20. At hearing, Mr Morris effectively indicated that he had now done what he could to address the state of the site and that the responsibility rests with others, if an accident is now to occur. But, with every respect, that responsibility has always lain other than with Mr Morris. The local authority, if sufficiently concerned about the state of the site, could act or have acted, for example, under the local government or derelict sites legislation - and tellingly perhaps as to the want of concern on the part of the local authority regarding the condition of the site, no such action had been taken to the date of hearing. Moreover, Glenkerrin Homes remains potentially liable for any untoward events that may occur at the site; that is a potential liability which doubtless guides its actions as regards the up-keep of the site. And in passing, the court cannot but note that Mr Morris could always have confined the actions that he took, pursuant to his doubtless well-intentioned sense that something ought to be done about the state of the site that is the subject of the within application, to writing a letter of concern to any or all of the defendants, the local authority, local public representatives and local newspaper. The writing and sending of such a letter, it seems at least to the court, would likely be perceived by many, if not most, as sufficient to satisfy the demands of conscience, and would have avoided putting the defendants to the cost of defending an application for interlocutory mandatory injunctive relief that, in truth, never had any prospect of success, and which the court must and has respectfully refused.

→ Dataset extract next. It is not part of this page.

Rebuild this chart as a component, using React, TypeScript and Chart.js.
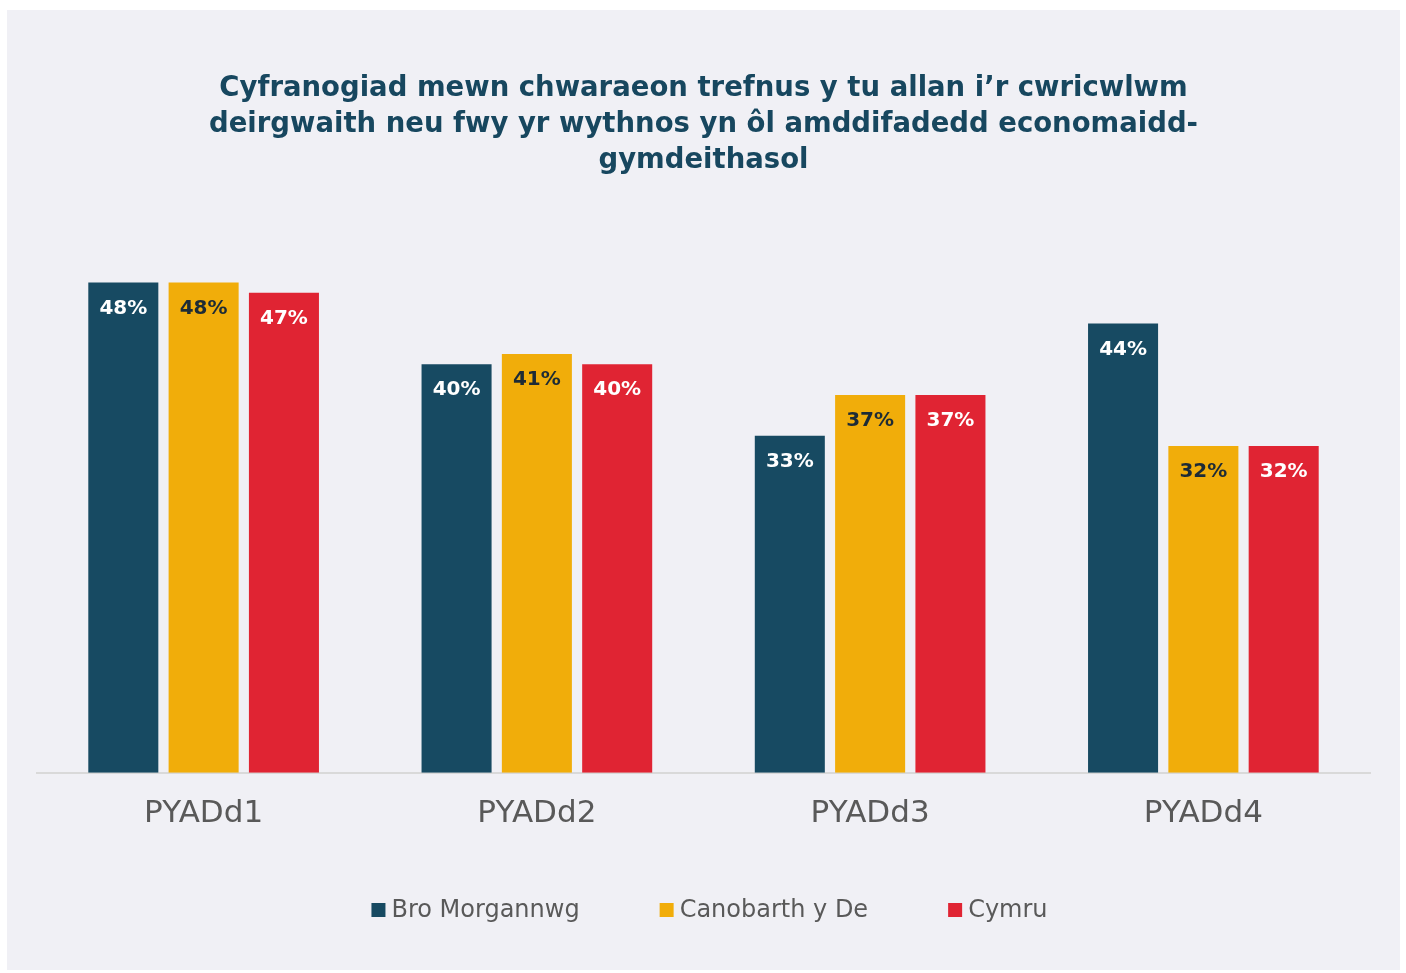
import React, { useEffect, useRef } from "react";
import { Chart, registerables } from "chart.js";

Chart.register(...registerables);

const categories = ["PYADd1", "PYADd2", "PYADd3", "PYADd4"];
const seriesNames = ["Bro Morgannwg", "Canobarth y De", "Cymru"];
const broMorgannwg = [48, 40, 33, 44];
const canobarthYDe = [48, 41, 37, 32];
const cymru = [47, 40, 37, 32];
const titleLines = [
  "Cyfranogiad mewn chwaraeon trefnus y tu allan i\u2019r cwricwlwm",
  "deirgwaith neu fwy yr wythnos yn \u00f4l amddifadedd economaidd-",
  "gymdeithasol",
];

const COLORS = ["#174a62", "#f1ad0a", "#e02433"];
const LABEL_COLORS = ["#ffffff", "#1d2b36", "#ffffff"];
const FONT = "'DejaVu Sans', 'Noto Sans', sans-serif";

const valueLabels = {
  id: "valueLabels",
  afterDatasetsDraw(chart: any) {
    const ctx = chart.ctx;
    ctx.save();
    ctx.font = `bold 20px ${FONT}`;
    ctx.textAlign = "center";
    ctx.textBaseline = "middle";
    chart.data.datasets.forEach((ds: any, di: number) => {
      const meta = chart.getDatasetMeta(di);
      meta.data.forEach((el: any, i: number) => {
        ctx.fillStyle = LABEL_COLORS[di];
        ctx.fillText(`${ds.data[i]}%`, el.x, el.y + 26);
      });
    });
    ctx.restore();
  },
};

const bottomLegend = {
  id: "bottomLegend",
  afterDraw(chart: any) {
    const ctx = chart.ctx;
    ctx.save();
    ctx.font = `24px ${FONT}`;
    ctx.textBaseline = "middle";
    const box = 14;
    const gapBoxText = 6;
    const gapItems = 80;
    const widths = chart.data.datasets.map(
      (ds: any) => box + gapBoxText + ctx.measureText(ds.label).width
    );
    const total = widths.reduce((a: number, b: number) => a + b, 0) + gapItems * (widths.length - 1);
    let x = (chart.width - total) / 2 + 6;
    const y = chart.height - 60;
    chart.data.datasets.forEach((ds: any, i: number) => {
      ctx.fillStyle = ds.backgroundColor;
      ctx.fillRect(x, y - box / 2, box, box);
      ctx.fillStyle = "#595959";
      ctx.fillText(ds.label, x + box + gapBoxText, y + 1);
      x += widths[i] + gapItems;
    });
    ctx.restore();
  },
};

export default function App() {
  const ref = useRef<HTMLCanvasElement>(null);
  useEffect(() => {
    if (!ref.current) return;
    const chart = new Chart(ref.current, {
      type: "bar",
      data: {
        labels: categories,
        datasets: [broMorgannwg, canobarthYDe, cymru].map((d, i) => ({
          label: seriesNames[i],
          data: d,
          backgroundColor: COLORS[i],
          categoryPercentage: 0.723,
          barPercentage: 0.872,
        })),
      },
      options: {
        animation: false,
        responsive: false,
        maintainAspectRatio: false,
        layout: { padding: { left: 30, right: 30, top: 0, bottom: 122 } },
        plugins: {
          title: {
            display: true,
            text: titleLines,
            color: "#17475f",
            font: { family: FONT, size: 27.5, weight: "bold", lineHeight: 1.31 },
            padding: { top: 61, bottom: 32 },
          },
          legend: { display: false },
          tooltip: { enabled: false },
        },
        scales: {
          x: {
            grid: { display: false },
            border: { color: "#d9d9d9", width: 2 },
            ticks: { color: "#595959", font: { family: FONT, size: 31 }, padding: 15 },
          },
          y: {
            display: false,
            min: 0,
            max: 55,
          },
        },
      },
      plugins: [valueLabels, bottomLegend],
    });
    return () => chart.destroy();
  }, []);
  return (
    <div
      style={{
        position: "absolute",
        left: 7,
        top: 10,
        width: 1393,
        height: 960,
        background: "#f0f0f5",
      }}
    >
      <canvas ref={ref} width={1393} height={960} style={{ display: "block" }} />
    </div>
  );
}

IV. Conclusion 21. Howth is a beautiful corner of Dublin. So it is perhaps inevitable that a significant building development in the area would excite both interest and perhaps even some level of concern among existing local residents such as Mr Morris. However, for the reasons stated above, the court, as indicated at hearing, was and is coerced as a matter of law into finding that Mr Morris’ judicial review application and his application for interlocutory injunctive relief must fail.